Example: Storing EU citizen data on non-compliant servers leading to GDPR penalties.

11. Zero-day Exploits

Attacks targeting previously unknown software flaws for which no patch currently exists.

Case Study: The MOVEit Transfer vulnerability (2023-2024) affected over 2,000 organizations globally.

12. Advanced Persistent Threats (APTs)

Organized, state-sponsored groups that stay hidden in a network for long-term espionage.

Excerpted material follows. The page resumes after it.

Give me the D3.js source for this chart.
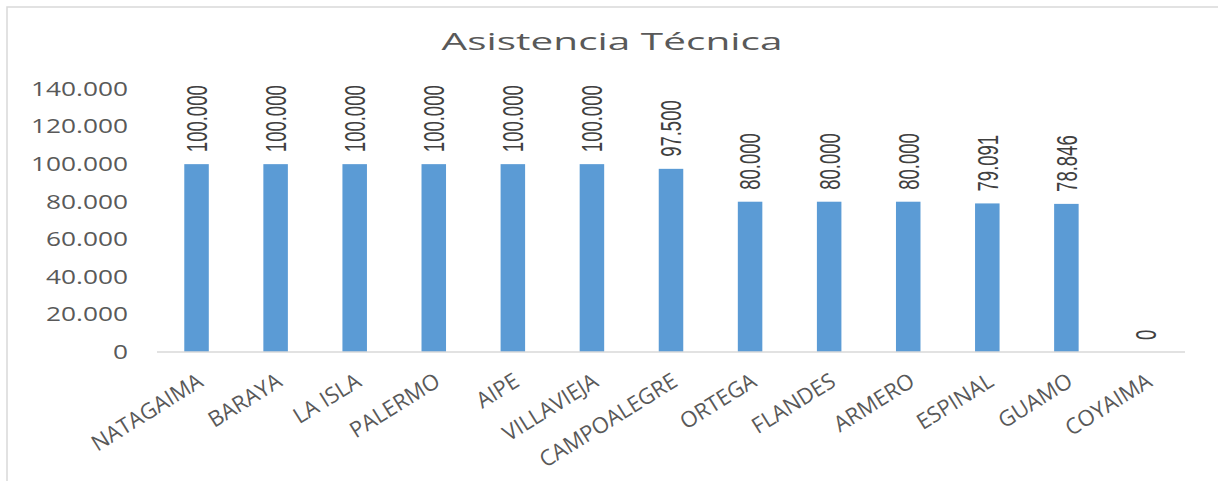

Case Study: "Midnight Blizzard" breached Microsoft's corporate cloud in 2024 to access senior leadership communications. The Midnight Blizzard (also known as APT29) breach of Microsoft’s corporate systems in early 2024 began with a successful password spray attack on a legacy, non-production test tenant account. Because this test account lacked Multi-Factor Authentication (MFA), the state-sponsored threat actors were able to gain an initial foothold and then exploit the account's over-privileged permissions to access a legacy "OAuth" application with high-level access to Microsoft’s corporate environment. By leveraging these broad permissions, the attackers were able to move laterally and target the email accounts of senior leadership and cybersecurity personnel, exfiltrating communications to gain intelligence on what Microsoft knew about their own hacking operations. This incident highlighted the extreme risk of "dormant" legacy systems and the dangers of "app-to-app" permission sets, which can allow an attacker to stay hidden and move through a cloud environment without ever needing to crack a second user password.